Excerpt from a dataset
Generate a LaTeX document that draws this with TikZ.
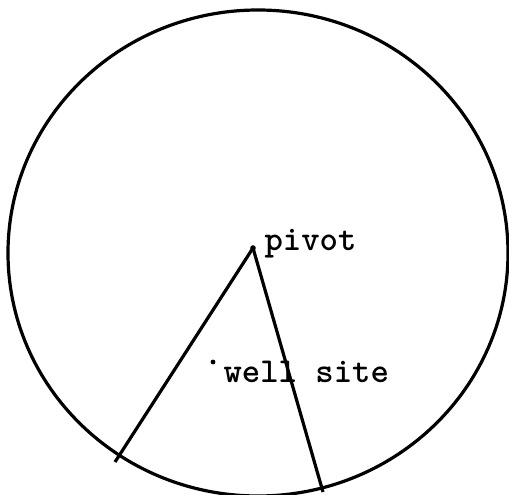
\documentclass[tikz,border=0pt]{standalone}
\usepackage{fontspec}
\begin{document}
\begin{tikzpicture}[x=1pt, y=-1pt, line width=3.2pt]
\tikzset{label text/.style={font=\ttfamily\bfseries\fontsize{35}{35}\selectfont, anchor=base west, inner sep=0pt}}
\useasboundingbox (0,0) rectangle (509,495);
\coordinate (centre) at (258,253);
\coordinate (pivot) at (253,248);
\coordinate (left end) at (115,462);
\coordinate (right end) at (323,492);
\coordinate (well) at (213,362);

\draw (centre) ellipse [x radius=250, y radius=243];
\draw (pivot) -- (left end);
\draw (pivot) -- (right end);
\fill (pivot) circle (2.8);
\fill (well) circle (2.4);

\node[label text] (pivot label) at (263,250) {pivot};
\node[label text] (well label) at (222,382) {well site};
\end{tikzpicture}
\end{document}
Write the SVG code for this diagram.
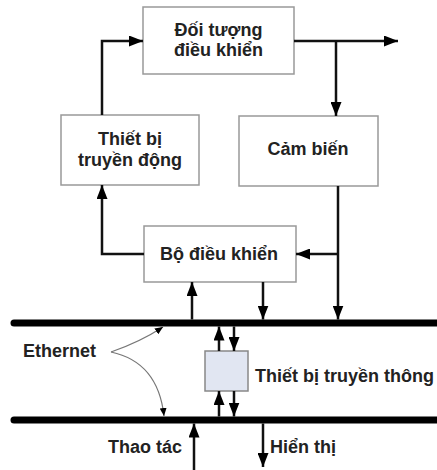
<svg xmlns="http://www.w3.org/2000/svg" width="437" height="470" viewBox="0 0 437 470">
<style>
.box{fill:#fff;stroke:#999;stroke-width:1.5}
.comm{fill:#e1e6f2;stroke:#888;stroke-width:1.5}
.t{font-family:"Liberation Sans",Arial,sans-serif;font-size:18px;font-weight:bold;fill:#222}
.c{text-anchor:middle}
.w{fill:none;stroke:#111;stroke-width:2.5;marker-end:url(#ah)}
.bus{fill:none;stroke:#000;stroke-width:7;stroke-linecap:round}
.eth{fill:none;stroke:#777;stroke-width:1.2;marker-end:url(#sa)}
</style>
<defs>
<marker id="ah" markerUnits="userSpaceOnUse" markerWidth="14" markerHeight="11" refX="14" refY="5.5" orient="auto">
<path d="M0,0 L14,5.5 L0,11 z" fill="#000"/>
</marker>
<marker id="sa" markerUnits="userSpaceOnUse" markerWidth="8" markerHeight="7" refX="8" refY="3.5" orient="auto">
<path d="M0,0 L8,3.5 L0,7 z" fill="#000"/>
</marker>
</defs>
<g id="bus-top"><path class="bus" d="M14,323 H440"/></g>
<g id="bus-bottom"><path class="bus" d="M14,420 H440"/></g>
<g id="doi-tuong">
<rect class="box" x="143" y="7" width="151" height="67"/>
<text class="t c" x="218.5" y="36">Đối tượng</text>
<text class="t c" x="218.5" y="56">điều khiển</text>
</g>
<g id="thiet-bi-truyen-dong">
<rect class="box" x="61" y="115" width="138" height="70"/>
<text class="t c" x="130" y="145">Thiết bị</text>
<text class="t c" x="130" y="166">truyền động</text>
</g>
<g id="cam-bien">
<rect class="box" x="239" y="116" width="139" height="70"/>
<text class="t c" x="308" y="155">Cảm biến</text>
</g>
<g id="bo-dieu-khien">
<rect class="box" x="144" y="226" width="152" height="56"/>
<text class="t c" x="219" y="260">Bộ điều khiển</text>
</g>
<g id="thiet-bi-truyen-thong">
<rect class="comm" x="205" y="351" width="43" height="40"/>
<text class="t" x="255" y="382">Thiết bị truyền thông</text>
</g>
<g id="ethernet">
<text class="t" x="23" y="357">Ethernet</text>
</g>
<g id="thao-tac"><text class="t" x="108" y="453">Thao tác</text></g>
<g id="hien-thi"><text class="t" x="270" y="453">Hiển thị</text></g>
<g id="connectors">
<path class="w" d="M294,41 H398"/>
<path class="w" d="M336,41 V116"/>
<path class="w" d="M102,115 V41 H143"/>
<path class="w" d="M144,254 H102 V185"/>
<path class="w" d="M338,186 V319.5"/>
<path class="w" d="M338,254 H296"/>
<path class="w" d="M192,319.5 V282"/>
<path class="w" d="M263,282 V319.5"/>
<path class="w" d="M219,351 V326.5"/>
<path class="w" d="M234,326.5 V351"/>
<path class="w" d="M219,416.5 V391"/>
<path class="w" d="M234,391 V416.5"/>
<path class="w" d="M194,470 V423.5"/>
<path class="w" d="M263,423.5 V467"/>
<path class="eth" d="M111,352 Q140,342 163,327"/>
<path class="eth" d="M111,352 Q158,362 164,416"/>
</g>
</svg>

▸ **To be done**:
Only the lines from the start of the records to the one containing "(well) circle (2.4);" should be repeated, exactly and with both ends kept; drop any pictures.

▸ **Answer to the exercise**:
Generate a LaTeX document that draws this with TikZ.
\documentclass[tikz,border=0pt]{standalone}
\usepackage{fontspec}
\begin{document}
\begin{tikzpicture}[x=1pt, y=-1pt, line width=3.2pt]
\tikzset{label text/.style={font=\ttfamily\bfseries\fontsize{35}{35}\selectfont, anchor=base west, inner sep=0pt}}
\useasboundingbox (0,0) rectangle (509,495);
\coordinate (centre) at (258,253);
\coordinate (pivot) at (253,248);
\coordinate (left end) at (115,462);
\coordinate (right end) at (323,492);
\coordinate (well) at (213,362);

\draw (centre) ellipse [x radius=250, y radius=243];
\draw (pivot) -- (left end);
\draw (pivot) -- (right end);
\fill (pivot) circle (2.8);
\fill (well) circle (2.4);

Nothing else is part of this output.